My current Bio.SeqIO output implementation tries to be very flexible - 
if you look beyond the top level function WriteSequences (aka 
SequencesToFile) then the individual writer classes have a confusing 
range of capabilities.

New Idea
========
I was thinking that we should only support two cases for sequence output:

(*) simple sequential file formats
     - record by record, or file at once
     - can use a SeqRecord iterator (or a list)
(*) all other file formats
     - file at once only
     - probably needs a list of SeqRecords (not an iterator)

For the sequential file formats such as fasta, genbank and swiss there 
are no headers or footers - and a single sequence alone would be a valid 
file.

For all other file formats (e.g. clustal, stockholm, phylip, anything in 
XML, ...) we would only offer the "file at once" option.

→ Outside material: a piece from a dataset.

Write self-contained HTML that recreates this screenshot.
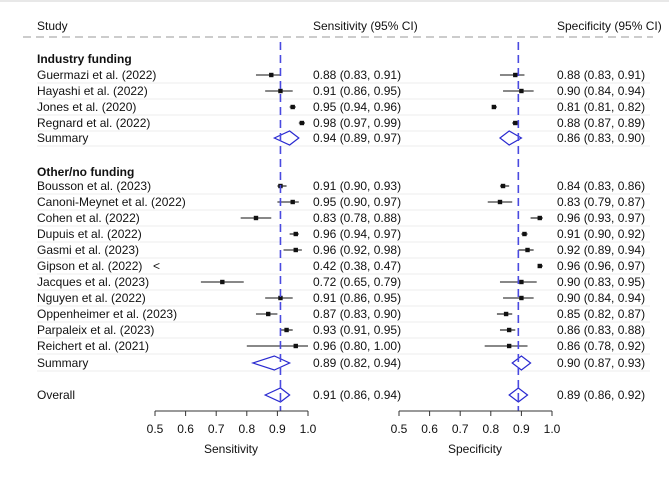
<!DOCTYPE html>
<html><head><meta charset="utf-8"><style>
html,body{margin:0;padding:0;background:#fff}
svg text{font-family:"Liberation Sans",Arial,sans-serif;font-size:12px;fill:#111}
</style></head><body>
<svg id="chart" width="669" height="480" viewBox="0 0 669 480" xmlns="http://www.w3.org/2000/svg">
<rect x="0" y="0" width="669" height="480" fill="#fff"/>
<line x1="0" y1="1" x2="669" y2="1" stroke="#e8e8e8" stroke-width="2"/>
<text x="37" y="30">Study</text>
<text x="313" y="30">Sensitivity (95% CI)</text>
<text x="557" y="30">Specificity (95% CI)</text>
<line x1="23" y1="37" x2="653" y2="37" stroke="#bbb" stroke-width="1.5" stroke-dasharray="8,5"/>
<g id="rows"></g>
<g id="marks"></g>
</svg>
<script>
const studies = ["Guermazi et al. (2022)","Hayashi et al. (2022)","Jones et al. (2020)","Regnard et al. (2022)","Summary",
"Bousson et al. (2023)","Canoni-Meynet et al. (2022)","Cohen et al. (2022)","Dupuis et al. (2022)","Gasmi et al. (2023)","Gipson et al. (2022)","Jacques et al. (2023)","Nguyen et al. (2022)","Oppenheimer et al. (2023)","Parpaleix et al. (2023)","Reichert et al. (2021)","Summary","Overall"];
const rowKind = ["s","s","s","s","d","s","s","s","s","s","s","s","s","s","s","s","d","d"];
const sensEst = [0.88,0.91,0.95,0.98,0.94,0.91,0.95,0.83,0.96,0.96,0.42,0.72,0.91,0.87,0.93,0.96,0.89,0.91];
const sensLo  = [0.83,0.86,0.94,0.97,0.89,0.90,0.90,0.78,0.94,0.92,0.38,0.65,0.86,0.83,0.91,0.80,0.82,0.86];
const sensHi  = [0.91,0.95,0.96,0.99,0.97,0.93,0.97,0.88,0.97,0.98,0.47,0.79,0.95,0.90,0.95,1.00,0.94,0.94];
const specEst = [0.88,0.90,0.81,0.88,0.86,0.84,0.83,0.96,0.91,0.92,0.96,0.90,0.90,0.85,0.86,0.86,0.90,0.89];
const specLo  = [0.83,0.84,0.81,0.87,0.83,0.83,0.79,0.93,0.90,0.89,0.96,0.83,0.84,0.82,0.83,0.78,0.87,0.86];
const specHi  = [0.91,0.94,0.82,0.89,0.90,0.86,0.87,0.97,0.92,0.94,0.97,0.95,0.94,0.87,0.88,0.92,0.93,0.92];
const sensRef = 0.91, specRef = 0.89;
const ticks = [0.5,0.6,0.7,0.8,0.9,1.0];
const groups = ["Industry funding","Other/no funding"];

const NS="http://www.w3.org/2000/svg";
const svg=document.getElementById('chart');
function mk(tag,attrs,parent){const e=document.createElementNS(NS,tag);for(const k in attrs)e.setAttribute(k,attrs[k]);(parent||svg).appendChild(e);return e;}
const rowY=[75,91,107,123,138,186,202,218,234,250,266,282,298,314,330,346,363,395];
const xSens=v=>155+(v-0.5)*306;
const xSpec=v=>399+(v-0.5)*306;
const f=v=>v.toFixed(2);
const rows=document.getElementById('rows');
const marks=document.getElementById('marks');

let t=mk('text',{x:37,y:63,'font-weight':'bold'},rows);t.textContent=groups[0];


t=mk('text',{x:37,y:176,'font-weight':'bold'},rows);t.textContent=groups[1];



studies.forEach((s,i)=>{
  const y=rowY[i];
  if(i<17){const l=mk('line',{x1:37,y1:y+8,x2:650,y2:y+8,stroke:'#ececec','stroke-width':1},rows);
    
    }
  let tx=mk('text',{x:37,y:y+4},rows);tx.textContent=s;
  
  
  tx=mk('text',{x:313,y:y+4},rows);tx.textContent=f(sensEst[i])+' ('+f(sensLo[i])+', '+f(sensHi[i])+')';
  
  
  tx=mk('text',{x:557,y:y+4},rows);tx.textContent=f(specEst[i])+' ('+f(specLo[i])+', '+f(specHi[i])+')';
  
  
  [[sensEst,sensLo,sensHi,xSens,'sensitivity'],[specEst,specLo,specHi,xSpec,'specificity']].forEach(([E,L,H,X,nm])=>{
    const e=E[i],lo=L[i],hi=H[i];
    if(rowKind[i]==='d'){
      const d=mk('polygon',{points:`${X(lo)},${y} ${X(e)},${y-7} ${X(hi)},${y} ${X(e)},${y+7}`,fill:'none',stroke:'#2a2ad0','stroke-width':1.2},marks);
      
      
    } else if(e<0.5){
      const a=mk('text',{x:X(0.5)-2,y:y+4},marks);a.textContent='<';
      
      
    } else {
      const l=mk('line',{x1:X(Math.max(lo,0.5)),y1:y,x2:X(Math.min(hi,1)),y2:y,stroke:'#111','stroke-width':1.1},marks);
      
      
      const r=mk('rect',{x:X(e)-2.2,y:y-2.2,width:4.4,height:4.4,fill:'#111'},marks);
      
      
    }
  });
});

[[xSens,sensRef,'sensitivity','Sensitivity',231],[xSpec,specRef,'specificity','Specificity',475]].forEach(([X,ref,nm,title,cx])=>{
  const r=mk('line',{x1:X(ref),y1:42,x2:X(ref),y2:411,stroke:'#4a4ae0','stroke-width':1.6,'stroke-dasharray':'8,5'});
  
  
  const ax=mk('line',{x1:X(0.5),y1:411,x2:X(1),y2:411,stroke:'#333','stroke-width':1});
  
  
  ticks.forEach(v=>{
    const tk=mk('line',{x1:X(v),y1:411,x2:X(v),y2:416,stroke:'#333','stroke-width':1});
    
    
    const tl=mk('text',{x:X(v),y:433,'text-anchor':'middle'});tl.textContent=v.toFixed(1);
    
    
  });
  const at=mk('text',{x:cx,y:453,'text-anchor':'middle'});at.textContent=title;
  
  
});
</script>
</body></html>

When implementing a writer for a new file format, you just have to 
implement a "write file" function or a "write record" function which 
takes the record(s) and a handle.  The implementation details are up to you.

Drawbacks
=========
There are some sequential file formats where, under the scheme above, 
you would be forced to write the file in one go...

However, I can only think of one irrelevant example, so this may not 
matter.  Can anyone suggest some other examples?  Some sort of simple 
tabular file with a header row maybe?

For example simple Stockholm files (if you ignore the PFAM style 
annotation) have a generic header, followed by sequential records and a 
generic footer.

The point here is that the header does not contain anything about the 
records which will follow it.  e.g. The number of records, or if they 
are protein or nucleotides.

For files like this it would be possible to write the file record by 
record given an iterator - provided you also write the header and footer.

Right now this is the only file format I can think of that has this 
property - and I don't currently even support this (instead like BioPerl 
I create Stockholm files with PFAM style annotations).

Stockholm files with PFAM style annotation do not qualify, because the 
header contains the number of records.  Similarly for non-interlaced PHYLIP.

Peter